→ **TASK TO CARRY OUT**: Beneath this line sits some data. Return only its lines from the one holding "Write the matplotlib code for this chart." through the one holding "plt.rcParams['font.family'] = ['Liberation", inclusive, exactly, with the images removed.

→ **RECORDS TO USE**:
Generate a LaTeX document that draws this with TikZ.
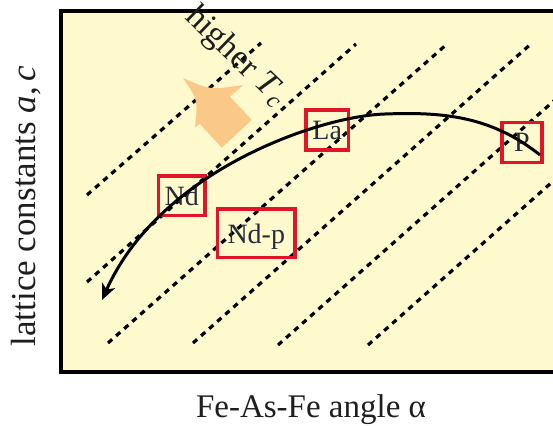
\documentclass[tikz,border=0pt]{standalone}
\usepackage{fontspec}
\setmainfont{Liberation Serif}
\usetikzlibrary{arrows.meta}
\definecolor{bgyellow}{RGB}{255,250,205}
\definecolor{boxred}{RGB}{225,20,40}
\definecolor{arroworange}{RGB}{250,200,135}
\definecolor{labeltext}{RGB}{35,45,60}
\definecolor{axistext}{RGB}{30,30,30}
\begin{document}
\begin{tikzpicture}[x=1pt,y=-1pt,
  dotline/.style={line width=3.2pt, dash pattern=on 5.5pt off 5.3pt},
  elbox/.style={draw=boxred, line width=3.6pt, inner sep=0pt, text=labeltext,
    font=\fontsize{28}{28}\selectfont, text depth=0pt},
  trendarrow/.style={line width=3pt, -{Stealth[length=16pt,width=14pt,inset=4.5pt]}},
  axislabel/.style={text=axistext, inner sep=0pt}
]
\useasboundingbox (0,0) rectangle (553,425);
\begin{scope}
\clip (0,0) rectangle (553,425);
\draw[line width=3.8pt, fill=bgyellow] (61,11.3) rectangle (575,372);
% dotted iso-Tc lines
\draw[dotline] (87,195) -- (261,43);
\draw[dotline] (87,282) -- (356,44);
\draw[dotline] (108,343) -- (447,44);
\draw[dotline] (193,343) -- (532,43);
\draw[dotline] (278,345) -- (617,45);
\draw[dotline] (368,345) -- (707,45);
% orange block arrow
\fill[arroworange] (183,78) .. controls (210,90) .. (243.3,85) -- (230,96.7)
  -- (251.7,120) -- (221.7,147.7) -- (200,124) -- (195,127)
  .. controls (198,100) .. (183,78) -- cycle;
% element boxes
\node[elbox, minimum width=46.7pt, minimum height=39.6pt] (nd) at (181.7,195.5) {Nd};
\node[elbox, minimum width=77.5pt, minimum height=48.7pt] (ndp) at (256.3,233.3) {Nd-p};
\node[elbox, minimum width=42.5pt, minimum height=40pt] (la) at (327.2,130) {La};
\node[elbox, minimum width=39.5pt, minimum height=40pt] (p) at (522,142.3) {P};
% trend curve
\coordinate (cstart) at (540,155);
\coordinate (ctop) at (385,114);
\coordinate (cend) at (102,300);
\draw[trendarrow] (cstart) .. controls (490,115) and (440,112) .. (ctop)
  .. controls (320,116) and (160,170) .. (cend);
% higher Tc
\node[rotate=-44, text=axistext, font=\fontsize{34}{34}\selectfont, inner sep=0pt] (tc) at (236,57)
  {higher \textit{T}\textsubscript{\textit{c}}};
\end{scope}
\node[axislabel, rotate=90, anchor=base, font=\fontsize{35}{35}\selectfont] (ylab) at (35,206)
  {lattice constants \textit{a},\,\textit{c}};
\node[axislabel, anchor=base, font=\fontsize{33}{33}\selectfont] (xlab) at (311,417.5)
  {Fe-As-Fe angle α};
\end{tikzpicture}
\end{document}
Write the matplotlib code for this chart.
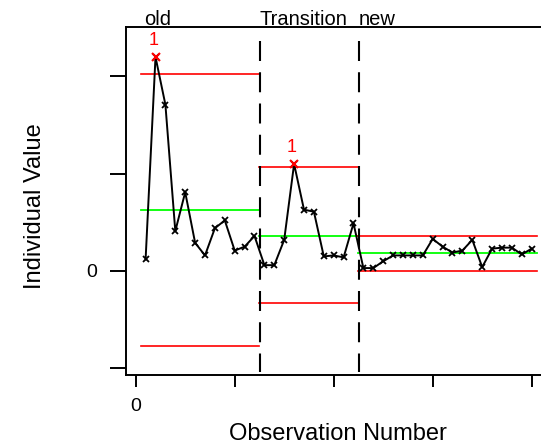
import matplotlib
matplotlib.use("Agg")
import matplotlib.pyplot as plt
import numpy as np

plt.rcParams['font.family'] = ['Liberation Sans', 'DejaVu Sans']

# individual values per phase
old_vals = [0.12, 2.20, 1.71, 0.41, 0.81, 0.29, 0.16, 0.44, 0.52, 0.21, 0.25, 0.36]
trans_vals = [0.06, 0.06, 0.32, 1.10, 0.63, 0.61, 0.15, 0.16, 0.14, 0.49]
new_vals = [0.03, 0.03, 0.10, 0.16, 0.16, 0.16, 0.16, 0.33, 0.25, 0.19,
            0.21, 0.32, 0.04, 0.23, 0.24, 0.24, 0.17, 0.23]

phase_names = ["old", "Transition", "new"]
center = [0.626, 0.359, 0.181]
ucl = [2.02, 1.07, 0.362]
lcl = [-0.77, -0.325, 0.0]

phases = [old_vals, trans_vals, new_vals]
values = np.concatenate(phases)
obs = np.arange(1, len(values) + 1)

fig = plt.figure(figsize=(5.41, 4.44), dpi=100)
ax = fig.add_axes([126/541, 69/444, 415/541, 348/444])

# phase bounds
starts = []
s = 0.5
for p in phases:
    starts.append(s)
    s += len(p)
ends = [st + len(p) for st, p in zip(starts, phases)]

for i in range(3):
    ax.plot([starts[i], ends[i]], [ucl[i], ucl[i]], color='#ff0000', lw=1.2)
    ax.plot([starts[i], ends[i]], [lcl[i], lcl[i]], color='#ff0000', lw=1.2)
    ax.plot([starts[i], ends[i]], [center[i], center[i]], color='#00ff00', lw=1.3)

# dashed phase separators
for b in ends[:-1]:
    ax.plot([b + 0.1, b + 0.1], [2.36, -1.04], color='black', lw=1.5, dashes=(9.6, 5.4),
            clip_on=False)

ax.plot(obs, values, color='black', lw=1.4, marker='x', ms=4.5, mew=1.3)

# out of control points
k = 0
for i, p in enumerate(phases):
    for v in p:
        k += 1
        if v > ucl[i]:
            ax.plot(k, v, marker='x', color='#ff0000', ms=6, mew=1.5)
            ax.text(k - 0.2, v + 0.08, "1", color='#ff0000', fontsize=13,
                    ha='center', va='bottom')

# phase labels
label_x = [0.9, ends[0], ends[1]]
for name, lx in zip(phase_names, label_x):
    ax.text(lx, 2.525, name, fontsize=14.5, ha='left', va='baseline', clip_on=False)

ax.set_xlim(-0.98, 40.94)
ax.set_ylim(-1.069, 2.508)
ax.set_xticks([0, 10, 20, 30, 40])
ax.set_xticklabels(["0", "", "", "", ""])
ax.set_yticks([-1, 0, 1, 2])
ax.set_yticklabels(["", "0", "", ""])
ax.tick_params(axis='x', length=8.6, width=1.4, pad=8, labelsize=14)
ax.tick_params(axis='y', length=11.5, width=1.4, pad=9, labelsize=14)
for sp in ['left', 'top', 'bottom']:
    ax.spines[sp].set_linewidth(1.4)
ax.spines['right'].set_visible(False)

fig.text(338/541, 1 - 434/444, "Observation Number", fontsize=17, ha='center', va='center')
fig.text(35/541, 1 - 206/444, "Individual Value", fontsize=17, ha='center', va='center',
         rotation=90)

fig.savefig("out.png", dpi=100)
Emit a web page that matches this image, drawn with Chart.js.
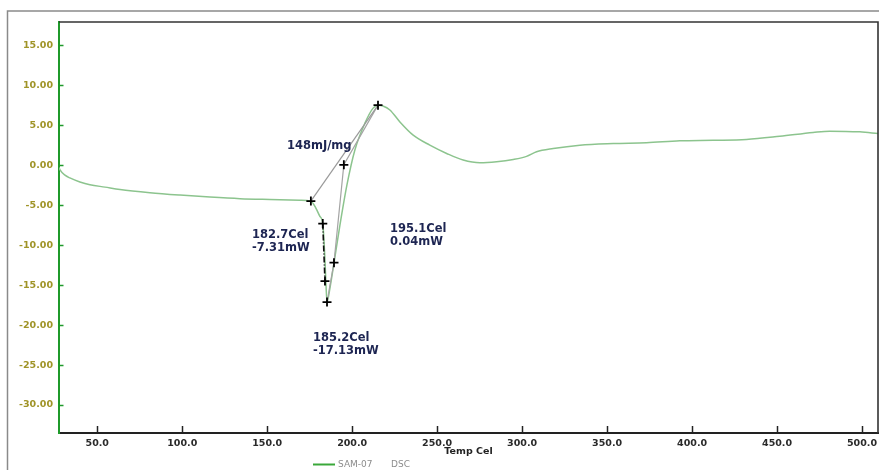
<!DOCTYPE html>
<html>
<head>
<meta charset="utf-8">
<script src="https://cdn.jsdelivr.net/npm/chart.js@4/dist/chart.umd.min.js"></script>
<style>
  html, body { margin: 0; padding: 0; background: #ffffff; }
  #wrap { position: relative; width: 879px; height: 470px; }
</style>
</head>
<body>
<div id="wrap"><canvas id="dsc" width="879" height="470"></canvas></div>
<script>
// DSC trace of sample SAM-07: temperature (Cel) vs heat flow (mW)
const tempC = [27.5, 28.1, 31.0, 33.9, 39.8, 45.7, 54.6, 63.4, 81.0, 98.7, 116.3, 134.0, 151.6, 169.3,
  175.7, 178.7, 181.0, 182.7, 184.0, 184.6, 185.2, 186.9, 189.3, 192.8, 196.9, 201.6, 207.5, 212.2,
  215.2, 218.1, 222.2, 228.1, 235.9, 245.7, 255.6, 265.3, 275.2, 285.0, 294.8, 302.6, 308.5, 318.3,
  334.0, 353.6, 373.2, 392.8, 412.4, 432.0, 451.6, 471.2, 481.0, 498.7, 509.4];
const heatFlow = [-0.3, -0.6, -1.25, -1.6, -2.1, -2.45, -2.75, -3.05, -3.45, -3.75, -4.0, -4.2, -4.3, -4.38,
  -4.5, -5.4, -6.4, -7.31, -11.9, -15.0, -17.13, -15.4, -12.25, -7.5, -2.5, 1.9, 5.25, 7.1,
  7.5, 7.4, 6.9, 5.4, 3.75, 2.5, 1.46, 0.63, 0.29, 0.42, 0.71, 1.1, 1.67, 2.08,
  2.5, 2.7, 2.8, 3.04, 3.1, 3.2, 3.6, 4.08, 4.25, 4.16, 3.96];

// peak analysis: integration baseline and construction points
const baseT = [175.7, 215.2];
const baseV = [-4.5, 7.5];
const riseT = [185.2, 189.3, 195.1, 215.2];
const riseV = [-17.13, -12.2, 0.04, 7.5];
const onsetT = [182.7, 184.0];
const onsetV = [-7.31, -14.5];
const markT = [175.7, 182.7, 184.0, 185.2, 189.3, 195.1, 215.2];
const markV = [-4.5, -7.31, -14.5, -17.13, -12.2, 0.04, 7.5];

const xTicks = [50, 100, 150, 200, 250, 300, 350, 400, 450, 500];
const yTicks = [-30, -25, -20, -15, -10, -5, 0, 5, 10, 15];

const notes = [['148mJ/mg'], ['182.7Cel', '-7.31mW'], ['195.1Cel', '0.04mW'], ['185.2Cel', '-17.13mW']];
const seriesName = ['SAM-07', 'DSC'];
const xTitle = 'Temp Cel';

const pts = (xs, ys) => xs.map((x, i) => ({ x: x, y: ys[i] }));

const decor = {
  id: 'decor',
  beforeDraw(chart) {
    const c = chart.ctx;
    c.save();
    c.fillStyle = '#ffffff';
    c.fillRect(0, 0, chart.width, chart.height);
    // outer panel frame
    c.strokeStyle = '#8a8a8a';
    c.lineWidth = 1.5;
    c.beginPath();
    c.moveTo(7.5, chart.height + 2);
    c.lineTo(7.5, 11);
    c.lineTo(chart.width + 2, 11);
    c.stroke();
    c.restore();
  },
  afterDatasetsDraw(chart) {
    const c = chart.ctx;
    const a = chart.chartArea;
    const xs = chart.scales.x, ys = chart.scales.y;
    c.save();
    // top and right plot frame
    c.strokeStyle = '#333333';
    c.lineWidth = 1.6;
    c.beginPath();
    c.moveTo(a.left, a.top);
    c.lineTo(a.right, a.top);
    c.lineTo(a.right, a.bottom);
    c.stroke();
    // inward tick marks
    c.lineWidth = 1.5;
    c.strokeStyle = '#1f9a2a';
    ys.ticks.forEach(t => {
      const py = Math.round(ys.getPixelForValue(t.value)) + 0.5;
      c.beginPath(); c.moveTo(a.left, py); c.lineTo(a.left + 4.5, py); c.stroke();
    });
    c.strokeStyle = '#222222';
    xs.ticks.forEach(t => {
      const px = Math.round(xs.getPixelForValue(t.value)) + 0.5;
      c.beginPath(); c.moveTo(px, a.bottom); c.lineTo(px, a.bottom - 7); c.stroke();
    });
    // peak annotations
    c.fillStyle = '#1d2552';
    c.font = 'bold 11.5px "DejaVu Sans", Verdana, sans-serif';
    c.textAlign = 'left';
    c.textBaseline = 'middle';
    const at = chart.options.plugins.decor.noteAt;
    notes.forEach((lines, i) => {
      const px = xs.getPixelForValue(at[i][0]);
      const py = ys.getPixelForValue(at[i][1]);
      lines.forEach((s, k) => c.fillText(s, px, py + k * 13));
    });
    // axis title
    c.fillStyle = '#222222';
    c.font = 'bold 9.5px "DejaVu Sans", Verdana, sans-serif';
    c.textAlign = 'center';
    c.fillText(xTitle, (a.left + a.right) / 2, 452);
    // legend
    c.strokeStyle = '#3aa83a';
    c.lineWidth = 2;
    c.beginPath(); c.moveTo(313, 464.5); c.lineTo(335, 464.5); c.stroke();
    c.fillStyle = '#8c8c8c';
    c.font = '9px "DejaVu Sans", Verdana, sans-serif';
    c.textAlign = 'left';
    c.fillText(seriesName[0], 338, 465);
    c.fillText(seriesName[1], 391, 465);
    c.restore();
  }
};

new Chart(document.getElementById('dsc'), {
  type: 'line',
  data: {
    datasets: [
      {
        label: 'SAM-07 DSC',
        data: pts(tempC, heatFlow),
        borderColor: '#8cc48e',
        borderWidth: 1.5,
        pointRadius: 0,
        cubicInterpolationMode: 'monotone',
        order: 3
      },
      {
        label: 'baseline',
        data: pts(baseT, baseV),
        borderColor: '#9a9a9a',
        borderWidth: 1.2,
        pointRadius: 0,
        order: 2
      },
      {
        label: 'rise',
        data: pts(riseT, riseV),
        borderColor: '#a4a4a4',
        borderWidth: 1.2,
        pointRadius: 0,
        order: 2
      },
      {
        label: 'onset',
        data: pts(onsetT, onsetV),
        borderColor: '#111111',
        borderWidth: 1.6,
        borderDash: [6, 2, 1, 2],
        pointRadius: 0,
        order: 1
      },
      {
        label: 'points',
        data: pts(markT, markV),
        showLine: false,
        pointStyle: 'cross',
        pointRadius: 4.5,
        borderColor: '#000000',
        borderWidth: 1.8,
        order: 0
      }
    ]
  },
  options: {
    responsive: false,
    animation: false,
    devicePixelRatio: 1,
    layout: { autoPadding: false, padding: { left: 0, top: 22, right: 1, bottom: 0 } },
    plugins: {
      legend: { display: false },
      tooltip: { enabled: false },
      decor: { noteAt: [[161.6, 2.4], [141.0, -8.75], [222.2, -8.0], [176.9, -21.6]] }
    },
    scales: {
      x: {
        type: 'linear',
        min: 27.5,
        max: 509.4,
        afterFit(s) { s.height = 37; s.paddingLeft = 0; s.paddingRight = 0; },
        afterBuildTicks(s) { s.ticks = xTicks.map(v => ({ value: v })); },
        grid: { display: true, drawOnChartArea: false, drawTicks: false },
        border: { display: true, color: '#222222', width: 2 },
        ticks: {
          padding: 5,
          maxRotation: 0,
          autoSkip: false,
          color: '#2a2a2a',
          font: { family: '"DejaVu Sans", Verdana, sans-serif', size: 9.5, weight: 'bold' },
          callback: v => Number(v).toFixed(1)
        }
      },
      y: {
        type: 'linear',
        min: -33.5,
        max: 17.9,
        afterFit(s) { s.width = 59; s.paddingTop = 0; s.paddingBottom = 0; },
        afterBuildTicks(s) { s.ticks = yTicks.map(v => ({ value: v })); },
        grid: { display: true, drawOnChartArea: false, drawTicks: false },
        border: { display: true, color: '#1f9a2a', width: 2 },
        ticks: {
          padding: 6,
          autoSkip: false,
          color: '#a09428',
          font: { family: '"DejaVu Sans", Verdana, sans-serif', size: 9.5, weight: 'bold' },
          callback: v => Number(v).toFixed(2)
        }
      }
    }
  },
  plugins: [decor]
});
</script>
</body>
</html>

→ **RESULT FOR THIS TASK**:
Write the matplotlib code for this chart.
import matplotlib
matplotlib.use("Agg")
import matplotlib.pyplot as plt
import numpy as np

plt.rcParams['font.family'] = ['Liberation Sans', 'DejaVu Sans']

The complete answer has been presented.